Really, SPI and I2C are serial as well, but I'm treating them separately; they are separate circuits on the '328 and provide different protocols.
So when we talk about serial input and output (I/O), we generally mean I/O using a USART (Universal Synchronous Asynchronous Receiver Transceiver).
Serial means one bit at a time. If we want to communicate an 8-bit value, one bit goes over the wire at a time. For an 8-bit parallel connection, all 8 bits go over 8 separate wires at the same time. The advantage of serial is that only 1 wire is needed for the data, the disadvantage is that it takes longer (one bit at a time!) and timing is more of an issue.
So now we have synchronous and asynchronous. This has to do with how we handle the timing issue. I.e. how can we indicate/determine when each bit is on the wire. For synchronous communication a clock is provided along with the data. Data values are synchronized with edges of the clock signal. For example data could be valid (and should be read) on a falling edge of the clock. In the '328 this is programmable. For asynchronous communications, both sides agree on how fast data will be transferred (the baud rate). There is a standard frame format involved to transfer one word of data. These standards have been around for a long time.
A word can be between 4 and 8 bits, and there is an optional parity bit that is used for error detection. If a parity bit is present, the receiving hardware can use it's value to detect a problem in the transmission. The parity bit is computed by XORing the bits of the data word. That will be the value of the parity bit if even parity is specified. The value for odd parity is that result inverted. Like the baud rate, word size and parity have to be agreed upon.
The line is usually held high, and transmission of a word begins with it going low for a bit's worth of time. Then it's followed by the data bits, possibly a parity bit, and a double width stop "bit".
Serial I/O takes a minimum of 3 wires: transmit (Tx), receive (Rx), and ground. More lines can be used to coordinate communication. Back in the day serial was one of the staple communication methods between devices. Modems which allowed data communication over the telephone system (anyone see the movie WarGames or the show Halt and Catch Fire) were serial in nature.
Printers were often serial as well. While parallel printer interfaces were common with home computers, larger installations had their printers some distance from the computer, and serial interfaces were much better at handling longer cables. Terminals (keyboard and display) were serial.

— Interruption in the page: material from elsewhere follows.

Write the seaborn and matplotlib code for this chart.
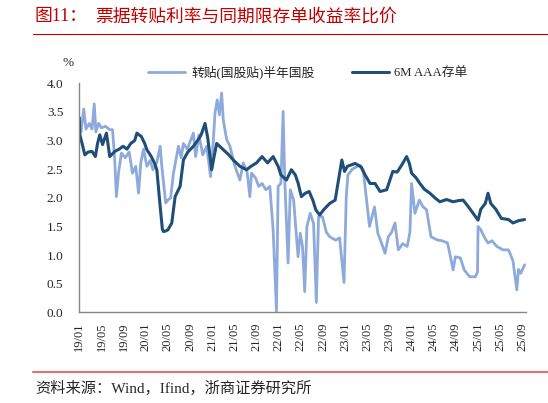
import pandas as pd
import matplotlib
matplotlib.use("Agg")
import matplotlib.pyplot as plt
import seaborn as sns
from matplotlib.lines import Line2D

sns.set_style("white")
plt.rcParams['font.family'] = ['Liberation Serif', 'Noto Sans CJK SC']

# x = months since 2019/01 (%)
bill_months = [0, 0.3, 0.8, 1.2, 1.8, 2.3, 2.7, 3.0, 3.5, 4.0, 4.7, 5.5, 6.0, 6.4, 6.7, 7.1,
               7.6, 8.3, 9.0, 9.6, 10.2, 10.7, 11.1, 11.6, 12.2, 12.8, 13.3, 14.0, 14.6, 14.9,
               15.6, 16.0, 16.5, 17.0, 17.9, 18.4, 18.8, 19.5, 20.6, 21.0, 21.6, 22.3, 23.0,
               23.7, 24.2, 24.5, 24.9, 25.3, 25.7, 26.0, 26.6, 27.2, 28.1, 29.0, 29.6, 30.3,
               30.8, 31.1, 31.8, 32.4, 33.0, 33.7, 34.4, 35.0, 35.6, 35.9, 36.4, 36.8, 37.1,
               37.7, 38.1, 38.7, 39.5, 39.9, 40.3, 40.7, 41.1, 41.7, 42.3, 42.8, 43.2, 43.9,
               44.6, 45.2, 46.3, 47.0, 47.8, 48.2, 48.5, 49.3, 50.6, 51.3, 51.8, 52.4, 53.3,
               53.9, 54.6, 55.2, 55.8, 56.4, 57.0, 57.6, 58.4, 59.2, 59.7, 60.0, 60.6, 61.4,
               62.0, 62.7, 63.5, 64.7, 65.5, 66.5, 67.5, 67.9, 68.8, 69.5, 70.5, 71.5, 71.9,
               72.0, 72.5, 73.2, 73.8, 74.5, 75.4, 76.5, 77.5, 78.3, 79.0, 79.3, 79.7, 80.4]
bill_rate = [3.30, 3.15, 3.55, 3.20, 3.30, 3.20, 3.64, 3.15, 3.30, 3.22, 3.25, 3.19, 3.19, 2.66,
             2.02, 2.45, 2.78, 2.70, 2.80, 2.43, 2.55, 2.08, 2.61, 2.85, 2.55, 2.65, 2.49, 2.62,
             2.90, 2.55, 1.91, 1.96, 2.00, 2.43, 2.90, 2.70, 2.95, 2.85, 3.13, 2.72, 3.10, 2.75,
             2.90, 2.37, 3.00, 3.48, 3.71, 3.45, 3.83, 3.36, 3.02, 2.90, 2.55, 2.31, 2.61, 2.45,
             2.02, 2.43, 2.35, 2.20, 2.25, 2.14, 2.20, 1.44, 0.02, 2.20, 2.25, 3.51, 2.31, 0.86,
             2.14, 1.96, 0.97, 1.38, 1.15, 0.36, 1.50, 1.73, 1.55, 0.17, 1.67, 1.67, 1.40, 1.32,
             1.26, 1.30, 0.52, 2.02, 2.40, 2.50, 2.57, 2.45, 2.02, 1.50, 1.84, 1.38, 1.20, 1.03,
             1.32, 1.40, 1.56, 1.09, 1.20, 1.15, 1.40, 2.25, 1.73, 1.96, 1.85, 1.79, 1.32, 1.26,
             1.25, 1.21, 0.74, 0.97, 0.95, 0.74, 0.62, 0.62, 0.70, 1.50, 1.44, 1.30, 1.21, 1.25,
             1.15, 1.09, 1.09, 0.90, 0.39, 0.75, 0.68, 0.83]

cd_months = [0, 0.1, 0.5, 1.0, 1.6, 2.3, 2.9, 3.3, 3.7, 4.2, 4.9, 5.5, 6.4, 7.2, 7.9, 8.6, 9.3,
             10.0, 10.4, 11.2, 11.8, 12.2, 13.0, 13.6, 14.0, 14.6, 15.0, 15.2, 15.6, 16.0, 16.7,
             17.3, 18.2, 18.8, 19.6, 20.6, 21.5, 22.0, 22.7, 23.2, 23.9, 24.3, 24.8, 26.0, 27.0,
             27.8, 29.0, 30.2, 31.0, 32.0, 33.0, 34.0, 35.0, 35.9, 36.4, 37.4, 38.3, 39.0, 39.5,
             40.1, 40.8, 41.5, 42.2, 42.7, 43.4, 44.2, 45.2, 46.2, 46.8, 47.4, 47.9, 48.4, 49.8,
             50.9, 51.6, 52.5, 53.4, 54.3, 55.5, 56.6, 57.4, 58.2, 59.1, 59.6, 60.0, 60.8, 61.5,
             62.3, 63.3, 64.2, 65.1, 66.3, 67.5, 68.4, 69.3, 70.2, 71.1, 72.0, 72.5, 73.3, 73.8,
             74.3, 75.2, 76.2, 77.5, 78.3, 79.3, 80.4]
cd_rate = [3.40, 3.10, 2.95, 2.75, 2.80, 2.81, 2.72, 2.95, 3.10, 2.93, 3.13, 2.72, 2.81, 2.85,
           2.90, 2.85, 2.95, 3.00, 3.13, 3.07, 2.95, 2.84, 2.72, 2.60, 2.49, 1.85, 1.45, 1.41,
           1.42, 1.44, 1.56, 2.02, 2.20, 2.66, 2.80, 2.90, 3.02, 3.10, 3.30, 3.04, 2.49, 2.70,
           2.95, 2.84, 2.75, 2.66, 2.55, 2.49, 2.55, 2.61, 2.72, 2.61, 2.72, 2.55, 2.40, 2.31,
           2.49, 2.40, 2.26, 2.02, 2.08, 2.11, 1.95, 1.79, 1.70, 1.80, 1.90, 1.96, 2.31, 2.66,
           2.46, 2.55, 2.60, 2.54, 2.40, 2.25, 2.25, 2.11, 2.14, 2.46, 2.45, 2.57, 2.72, 2.60,
           2.43, 2.35, 2.25, 2.15, 2.08, 2.00, 1.93, 1.97, 1.93, 1.95, 1.96, 1.85, 1.73, 1.61,
           1.80, 1.90, 2.08, 1.90, 1.80, 1.64, 1.62, 1.56, 1.60, 1.62]

x_tick_months = list(range(0, 81, 4))
x_tick_labels = ['19/01', '19/05', '19/09', '20/01', '20/05', '20/09', '21/01', '21/05', '21/09',
                 '22/01', '22/05', '22/09', '23/01', '23/05', '23/09', '24/01', '24/05', '24/09',
                 '25/01', '25/05', '25/09']
y_ticks = [0.0, 0.5, 1.0, 1.5, 2.0, 2.5, 3.0, 3.5, 4.0]

LIGHT = '#8EAADB'
DARK = '#1F4E79'
RED = '#C00000'
AXIS = '#868686'

fig = plt.figure(figsize=(5.48, 4.03), dpi=100)
ax = fig.add_axes([0.1447, 0.2251, 0.8146, 0.5682])

bill = pd.DataFrame({'month': bill_months, 'rate': bill_rate})
cd = pd.DataFrame({'month': cd_months, 'rate': cd_rate})
sns.lineplot(data=bill, x='month', y='rate', ax=ax, color=LIGHT, lw=2.0,
             label='转贴(国股贴)半年国股')
sns.lineplot(data=cd, x='month', y='rate', ax=ax, color=DARK, lw=2.2,
             label='6M AAA存单')

ax.set_xlim(0, 80.6)
ax.set_ylim(0, 4)
ax.set_xticks(x_tick_months)
ax.set_xticklabels(x_tick_labels, rotation=90, fontsize=9)
ax.set_yticks(y_ticks)
ax.set_yticklabels([f'{v:.1f}' for v in y_ticks], fontsize=9.5)
ax.set_xlabel('')
ax.set_ylabel('')
ax.tick_params(direction='out', length=4, width=0.8, color=AXIS)
ax.tick_params(axis='x', pad=3.5)
ax.tick_params(axis='y', pad=7.5)
for side in ['top', 'right']:
    ax.spines[side].set_visible(False)
for side in ['left', 'bottom']:
    ax.spines[side].set_color(AXIS)
    ax.spines[side].set_linewidth(1.0)

ax.legend(loc='center', bbox_to_anchor=(0.562, 0.821), bbox_transform=fig.transFigure,
          ncol=2, frameon=False, fontsize=9.2, handlelength=2.9, handletextpad=0.45,
          columnspacing=2.9)

fig.text(68 / 548, 1 - 63 / 403, '%', fontsize=9.5, ha='center', va='center')

# header / footer
fig.text(35 / 548, 1 - 17 / 403, '图11：', color=RED, fontsize=12.8, va='center',
         family=['Liberation Serif', 'Noto Sans CJK SC'])
fig.text(95 / 548, 1 - 17 / 403, '票据转贴利率与同期限存单收益率比价', color=RED,
         fontsize=12.8, va='center', family='Noto Sans CJK SC')
fig.add_artist(Line2D([33 / 548, 1], [1 - 34 / 403] * 2, color=RED, lw=0.8,
                      transform=fig.transFigure))
fig.add_artist(Line2D([33 / 548, 1], [1 - 372 / 403] * 2, color='#E47070', lw=1.5,
                      transform=fig.transFigure))
fig.text(35 / 548, 1 - 388 / 403, '资料来源：Wind，Ifind，浙商证券研究所', fontsize=11,
         va='center')

fig.savefig('out.png', dpi=100)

Even these days MCUs will pretty much always have serial I/O support, although it's often used with USB for connecting to a Windows/OSX/Linux system. Most MCU boards have an onboard converter to go between USB and serial (e.g. the Arduino UNO) or have USB support directly in the MCU itself (e.g. the ATmega32u4 MCU). Boards that don't (I'm thinking of the Arduino Pro Mini that uses the '328) will have an FTDI connector. That's just a serial interface with a specific arrangement of signals on a pin-header to which you can connect a USB <-> serial cable, or simply a logic-level serial cable.
Serial support on MCU boards is now typically logic level (i.e. signals are 0v for a low, or 3.3/5 v for a high). This is fine because serial connections these days are typically short: between the MCU board and a computer, or MCU board and a GPS sensor (which are often serial). When serial was used to connect terminals and printers to minicomputers, those terminals would be in a different room, a different floor, or even a different building. Logic level signals don't work over those distances. A standard called RS232 was developed to handle the challenge. It uses higher voltages (+/- 12 v was common) to generate more robust signals that could be used over those distances without degrading too much.